Sotto has also become something of a hang for restaurant industry types. On any given night, you’ll find bartenders mixing it up with other bartenders, line cooks getting a rare break from working their own stations at other restaurants, and perhaps Bill Chait himself (the Sprout restaurant group head who, like most of the city’s shining restaurant gems, helped work the financing to get Sotto off the ground) occupying a corner table.
But what’s really keeping Samson upbeat lately is his newest concept, a high-volume dinner spot Downtown that’s tentatively titled Rossoblu, a nod to Bologna, Italy’s beloved soccer club. There’s no official timetable for opening — the place will be, after all, about twice the size of Sotto, and requires a build-out by The Marshall Group — but would ideally arrive around the end of the year. And, if you can believe it, Rossoblu isn't heading for the Arts District.
Samson won’t actually say where he’s landing Rossoblu, but still peeks out a smile at the thought of turning Bolognese festival fare into a working hometown restaurant. "Honestly, I wanted to go back to the start," the L.A. native says, "I wanted to cook the food that I grew up eating, that caused me to fall in love with Italian food in the first place."

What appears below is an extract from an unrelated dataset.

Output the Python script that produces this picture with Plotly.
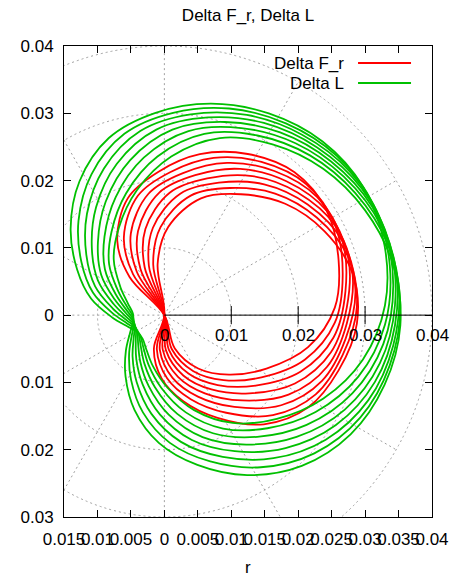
import numpy as np
import plotly.graph_objects as go

# ---- data (polar: angle in degrees, radius) ----
red_theta_deg = [-100, -90, -75, -60, -45, -30, -15, 0, 15, 30, 45, 60, 75, 90, 105, 115, 125]
red_r = [0.0, 0.0052, 0.0094, 0.0131, 0.0172, 0.0220, 0.0255, 0.0273, 0.0288, 0.0288,
         0.0270, 0.0245, 0.0213, 0.0182, 0.0131, 0.0077, 0.0]

green_theta_deg = [-90, -75, -60, -45, -30, -15, 0, 15, 30, 45, 60, 75, 90, 105, 120,
                   135, 150, 165, 180, 195, 210, 225, 240, 255, 270]
green_r = [0.0148, 0.0190, 0.0228, 0.0268, 0.0304, 0.0330, 0.0345, 0.0353, 0.0350, 0.0338,
           0.0322, 0.0301, 0.0276, 0.0236, 0.0190, 0.0147, 0.0112, 0.0078, 0.0057, 0.0047,
           0.0048, 0.0058, 0.0078, 0.0108, 0.0148]

# each family is drawn as 8 curves, turned by these angles (degrees)
curve_rotation_deg = [-17.5, -12.5, -7.5, -2.5, 2.5, 7.5, 12.5, 17.5]

x_tick_vals = [-0.015, -0.01, -0.005, 0, 0.005, 0.01, 0.015, 0.02, 0.025, 0.03, 0.035, 0.04]
x_tick_text = ["0.015", "0.01", "0.005", "0", "0.005", "0.01", "0.015", "0.02", "0.025",
               "0.03", "0.035", "0.04"]
y_tick_vals = [-0.03, -0.02, -0.01, 0, 0.01, 0.02, 0.03, 0.04]
y_tick_text = ["0.03", "0.02", "0.01", "0", "0.01", "0.02", "0.03", "0.04"]

r_ring_vals = [0.01, 0.02, 0.03, 0.04]
r_label_vals = [0, 0.01, 0.02, 0.03, 0.04]
r_label_text = ["0", "0.01", "0.02", "0.03", "0.04"]
spoke_angles_deg = [0, 30, 60, 90, 120, 150, 180, 210, 240, 270, 300, 330]

RED = "#ff0000"
GREEN = "#00c000"
GRID = "#a0a0a0"
FONT = "Liberation Sans, Arial, sans-serif"

fig = go.Figure()


def add_family(theta_deg, r, color):
    r = np.array(r)
    for rot in curve_rotation_deg:
        th = np.radians(np.array(theta_deg) + rot)
        fig.add_trace(go.Scatter(
            x=r * np.cos(th), y=r * np.sin(th), mode="lines",
            line=dict(color=color, width=1.8, shape="spline", smoothing=1.0),
            showlegend=False, hoverinfo="skip"))


add_family(red_theta_deg, red_r, RED)
add_family(green_theta_deg, green_r, GREEN)

# radial tick marks on the polar axis
fig.add_trace(go.Scatter(
    x=r_ring_vals[:-1], y=[0] * (len(r_ring_vals) - 1), mode="markers",
    marker=dict(symbol="line-ns", size=13, line=dict(color="black", width=1)),
    showlegend=False, hoverinfo="skip"))

shapes = []
rmax = r_ring_vals[-1]
for rr in r_ring_vals:
    shapes.append(dict(type="circle", xref="x", yref="y", x0=-rr, y0=-rr, x1=rr, y1=rr,
                       line=dict(color=GRID, width=1, dash="2px,3px"), layer="below"))
for a in spoke_angles_deg:
    t = np.radians(a)
    shapes.append(dict(type="line", xref="x", yref="y", x0=0, y0=0,
                       x1=rmax * np.cos(t), y1=rmax * np.sin(t),
                       line=dict(color=GRID, width=1, dash="2px,3px"), layer="below"))
# polar axis line
shapes.append(dict(type="line", xref="x", yref="y", x0=0, y0=0, x1=rmax, y1=0,
                   line=dict(color="black", width=1), layer="above"))
# legend samples
shapes.append(dict(type="line", xref="paper", yref="paper", x0=0.799, x1=0.943,
                   y0=0.9639, y1=0.9639, line=dict(color=RED, width=1.8)))
shapes.append(dict(type="line", xref="paper", yref="paper", x0=0.799, x1=0.943,
                   y0=0.9214, y1=0.9214, line=dict(color=GREEN, width=1.8)))

annotations = []
for v, txt in zip(r_label_vals, r_label_text):
    annotations.append(dict(x=v, y=0, xref="x", yref="y", text=txt, showarrow=False,
                            yshift=-20, font=dict(size=17, family=FONT, color="black")))
annotations.append(dict(x=0.7663, y=0.9639, xref="paper", yref="paper", text="Delta F_r",
                        showarrow=False, xanchor="right", yanchor="middle",
                        font=dict(size=17, family=FONT, color="black")))
annotations.append(dict(x=0.7663, y=0.9214, xref="paper", yref="paper", text="Delta L",
                        showarrow=False, xanchor="right", yanchor="middle",
                        font=dict(size=17, family=FONT, color="black")))
annotations.append(dict(x=0.5, y=0, xref="paper", yref="paper", text="r", showarrow=False,
                        yshift=-50, yanchor="middle",
                        font=dict(size=17, family=FONT, color="black")))

fig.update_layout(
    width=451, height=582,
    margin=dict(l=64, r=19, t=46, b=65, autoexpand=False),
    plot_bgcolor="white", paper_bgcolor="white",
    showlegend=False,
    font=dict(family=FONT, size=17, color="black"),
    title=dict(text="Delta F_r, Delta L", x=0.5, xref="paper", xanchor="center",
               y=1 - 15 / 582, yref="container", yanchor="middle",
               font=dict(size=17, family=FONT, color="black")),
    shapes=shapes,
    annotations=annotations,
)

fig.update_xaxes(range=[-0.015, 0.04], tickmode="array", tickvals=x_tick_vals,
                 ticktext=x_tick_text, ticks="inside", ticklen=7, tickcolor="black",
                 showline=True, linecolor="black", linewidth=1, mirror="ticks",
                 showgrid=False, zeroline=False, ticklabelstandoff=7, tickangle=0,
                 automargin=False,
                 tickfont=dict(size=17, family=FONT, color="black"))
fig.update_yaxes(range=[-0.03, 0.04], tickmode="array", tickvals=y_tick_vals,
                 ticktext=y_tick_text, ticks="inside", ticklen=7, tickcolor="black",
                 showline=True, linecolor="black", linewidth=1, mirror="ticks",
                 showgrid=False, zeroline=False, ticklabelstandoff=6, automargin=False,
                 tickfont=dict(size=17, family=FONT, color="black"))

fig.write_html("out.html")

I wanted to cook the food ... that caused me to fall in love with Italian food in the first place.
Samson’s mother is from Italy’s Emilia-Romanga region, and he spent summers with his grandparents outside of Bologna, eating at the small festivals that pop up out of nowhere. The food at Rossoblu will be similarly traditional, the kind of spot-on recreations that come from a lifetime of hands-on learning. And while Sotto skews as a regional Italian restaurant, with its Neapolitan pizzas and fresh Southern takes, Samson has plans for Rossoblu to be hyper-focused.
"I think it's going to be maybe even more regional than Sotto. We’re going to do a salumi program, that’s really important to me. My mom is from the mountains, and she says that growing up my grandfather used to make his own salami all the time. It’s just how you ate. Unfortunately, he didn’t teach me any of it," he adds with a laugh.
But still, there’s no trace of concern on Samson’s face, even as he talks about scaling up. "Hopefully people like it, hopefully it resonates with people, and I’m able to do that on a large scale. And that’s one thing that really scares me. It’s one thing to watch my nonna roll out pasta on the kitchen table for her family, it’s another to bring that to hundreds of people a day."
It’s a good problem to have, and the chef knows that. It’s precisely why he’s so happy to be exactly where he is in life: one well-received restaurant under his wing, another about to take flight Downtown. Add in a wife, kids, and a reputation as one of the industry’s good guys, and there’s a lot to be thankful for.
"It’s ironic, isn’t it? That after almost 20 years of cooking, now’s the time where I’m going to have what I hope will be my dream restaurant. And for the first time ever, there’s a place I’d rather be than at my restaurant. I’m always going to want to be at home with my kids."